Why? Well, to quote from a comment Chanson left on Monday’s MSP post:
“Young people of my generation [i.e., 30-somethings] (even sheltered Mormons like me) had at least a vague awareness of homosexuality, and hence had more tools for understanding their situation than earlier generations did. Kids today [however,] have to be living in a cave not to be aware of homosexuality, hence are better equipped to analyze their own sexuality (and to reject hateful messages about it) than kids of my generation.”
With such knowledge and understanding comes a corresponding requirement to act responsibly and morally in accordance with the knowledge and understanding.
Such men as described above are, in my view, either amoral or immoral. These are not men who are truly, sincerely struggling with, or are functionally ignorant of or blind to, their true sexual orientation.
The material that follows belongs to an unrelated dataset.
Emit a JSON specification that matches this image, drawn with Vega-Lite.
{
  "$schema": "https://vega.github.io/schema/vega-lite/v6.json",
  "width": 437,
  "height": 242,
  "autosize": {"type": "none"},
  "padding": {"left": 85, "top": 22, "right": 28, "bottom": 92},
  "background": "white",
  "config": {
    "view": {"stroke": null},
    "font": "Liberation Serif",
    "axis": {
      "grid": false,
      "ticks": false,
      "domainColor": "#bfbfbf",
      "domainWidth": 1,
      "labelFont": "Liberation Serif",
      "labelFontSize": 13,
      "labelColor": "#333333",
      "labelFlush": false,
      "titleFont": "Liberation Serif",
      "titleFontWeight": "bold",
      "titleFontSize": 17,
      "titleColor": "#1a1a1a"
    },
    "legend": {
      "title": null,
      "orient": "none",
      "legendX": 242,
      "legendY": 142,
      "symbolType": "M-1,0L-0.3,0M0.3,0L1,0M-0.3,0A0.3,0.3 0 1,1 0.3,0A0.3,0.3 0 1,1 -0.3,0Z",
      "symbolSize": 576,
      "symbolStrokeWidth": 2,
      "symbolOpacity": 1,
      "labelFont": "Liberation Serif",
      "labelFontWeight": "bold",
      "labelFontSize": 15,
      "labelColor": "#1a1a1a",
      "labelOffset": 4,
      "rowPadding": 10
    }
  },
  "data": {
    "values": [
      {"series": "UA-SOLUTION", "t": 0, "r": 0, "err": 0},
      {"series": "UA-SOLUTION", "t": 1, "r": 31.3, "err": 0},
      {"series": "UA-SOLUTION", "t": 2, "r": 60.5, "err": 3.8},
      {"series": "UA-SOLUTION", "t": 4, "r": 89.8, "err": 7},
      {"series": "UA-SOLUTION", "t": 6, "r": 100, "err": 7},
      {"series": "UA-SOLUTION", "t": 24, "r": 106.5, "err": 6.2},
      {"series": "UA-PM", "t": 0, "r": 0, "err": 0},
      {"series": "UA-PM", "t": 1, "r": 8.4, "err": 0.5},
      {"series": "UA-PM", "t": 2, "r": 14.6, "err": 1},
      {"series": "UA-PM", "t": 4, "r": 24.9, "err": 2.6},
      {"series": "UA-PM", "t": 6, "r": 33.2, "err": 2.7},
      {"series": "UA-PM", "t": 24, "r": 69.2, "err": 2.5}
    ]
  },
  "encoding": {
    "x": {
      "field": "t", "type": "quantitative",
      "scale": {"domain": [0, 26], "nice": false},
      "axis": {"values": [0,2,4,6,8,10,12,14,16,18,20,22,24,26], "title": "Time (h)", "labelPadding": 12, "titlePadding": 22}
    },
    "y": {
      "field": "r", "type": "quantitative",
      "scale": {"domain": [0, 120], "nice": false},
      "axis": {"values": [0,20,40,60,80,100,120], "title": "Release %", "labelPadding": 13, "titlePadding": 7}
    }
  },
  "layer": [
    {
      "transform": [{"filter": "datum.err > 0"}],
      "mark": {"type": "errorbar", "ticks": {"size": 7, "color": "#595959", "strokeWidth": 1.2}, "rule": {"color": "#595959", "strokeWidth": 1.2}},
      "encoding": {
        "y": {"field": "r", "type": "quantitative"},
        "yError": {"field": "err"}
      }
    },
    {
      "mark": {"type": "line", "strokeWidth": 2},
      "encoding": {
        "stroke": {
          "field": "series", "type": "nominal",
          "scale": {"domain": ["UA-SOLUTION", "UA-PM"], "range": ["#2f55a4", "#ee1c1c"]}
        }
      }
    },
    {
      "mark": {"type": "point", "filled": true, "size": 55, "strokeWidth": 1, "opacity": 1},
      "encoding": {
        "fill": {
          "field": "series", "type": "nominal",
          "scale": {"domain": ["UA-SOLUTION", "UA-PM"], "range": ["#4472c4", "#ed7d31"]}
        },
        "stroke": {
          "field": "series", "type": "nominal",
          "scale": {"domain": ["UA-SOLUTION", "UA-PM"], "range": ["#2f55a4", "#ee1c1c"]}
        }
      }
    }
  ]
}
These are not men who are sincerely grappling with issues of faith, obedience and identity. In short, these are not men who are trying to do what is right; they are rather men who are doing what is expedient.
I am reminded of the story a gay friend of mine told me of attending, within the past year or so, a wedding reception in a suburb of Salt Lake. He and his former wife were approaching the newlyweds when he suddenly realized that the groom was someone he recognized from having seen on more than one occasion in a Salt Lake gay bar. The recognition was apparently mutual, for my friend thought the groom seemed extremely uncomfortable as he and his wife approached and greeted the couple.
One wonders if the bride knew that her new husband, fresh from a temple sealing room, had fairly recently frequented gay bars. Ummmm. Somehow, I doubt it (although it’s possible).
There is to me, and I think to most reasonable people who are to any degree knowledgeable about issues relating to MoMoMs, a vast difference between the young, faithful (read sincere), moral (moral, not necessarily “morally clean”) Mormon man who is honestly trying to do the right thing and the cynical, immoral (immoral, not just “morally unclean”) Mormon man who is using his wife as a cover, a way (in Holly Welker’s words) “to preserve his own respectability and righteousness.”
In both these cases, however, it is likely that many of the same factors propel these men to the same temple sealing altar. It is to these factors that I will next turn.